I’m currently training for a half marathon and suffering from blisters, increased appetite and exhaustion. My friends at university are also suffering from the same symptoms but they don’t do any form of training. In fact, the only time they start running is if they’re about to miss the bus. It would seem that the lifestyle we go through when trying to achieve a degree (walking to and from lectures, missing out on home cooking and too many late nights) could have the similar negative effects to those of a regular runner.
My non-running friends will moan and groan about the aches and tiredness and they constantly mope about their lack of motivation. So surely I, the regular runner, should complain more because I’m juggling both studying AND running? Definitely not.
“How do you have so much energy to go for a run?” They whine. To their disbelief, it is because of my running that I have so much energy.
I will feel mentally drained and exhausted after two back to back three hour seminars, but after a 10K run through Virginia Waters my mind will be fresh and alert, ready for the day.
The days that I don’t run will be the days that I feel the most tired. The days that I don’t run will be the days that I seem to hate my course, my tutors and my housemates. The days that I don’t run will be they days that I panic about my assignments and worry about failure. Sounds a little dramatic, I know, but the proof is in the research.
Some of the evidence comes from broad, population-based correlation studies conducted by James Blumenthal, a clinical psychologist at Duke University. He says: “there’s good epidemiological data to suggest that active people are less depressed than inactive people.”
In a 2006 study published in Medicine & Science in Sports & Exercise, researchers found that even a single bout of exercise—30 minutes of walking on a treadmill—could instantly lift the mood of someone suffering from depression.
Having an uplifted mood will result in a ‘can do’ attitude which is essential when completing essays, assignments and revision for exams. You might use running to blank your mind and forget about the workload stress. Alternatively you may take advantage of the fresh air to plan the structure of your essay in your head. Either way it’s bound to be better than that claustrophobic fear of failure, sat alone at your desk, twiddling your pen and browsing Facebook. I find that after a run, not only do I feel more relaxed about the work I have to do, but I also feel more productive. I want to get it done because I know that I can do it.

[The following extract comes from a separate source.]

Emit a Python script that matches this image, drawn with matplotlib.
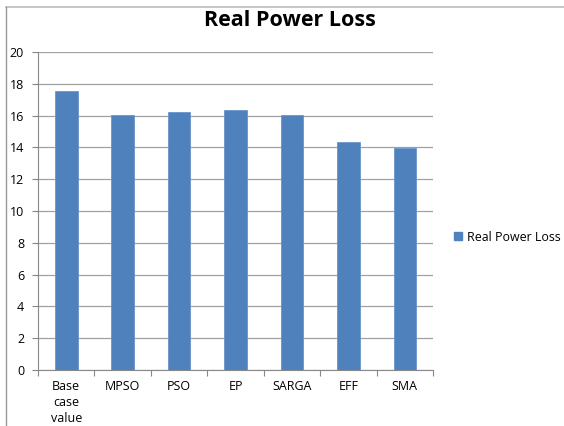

A girl that is keen to share the benefits of running whilst being a student is 22-year-old Izzy Brinsden, recent President of Cross Country & Athletics at Royal Holloway, University of London. She said:
“Although being both an athlete and a student was challenging at times, most of the time I found that these two aspects of my life complimented one another. In the lead up to my third year finals, I would get up extra early to fit in training before heading to the library for 9am. This early morning run woke me up and left my mind clear for a day of study, really helping me to focus and concentrate on my revision and dissertation research. It also gave me the opportunity to get away from my studies, leaving me feeling de-stressed and ready to work.” The addition of running into Izzy’s University life certainly didn’t hinder her academic performance. She graduated with an impressive first class degree in English Literature.
University certainly isn’t easy and the road to graduation may feel a bit like training for a marathon. The trick is to stay motivated. Make ‘running’ your FREE personal trainer to help get you through it.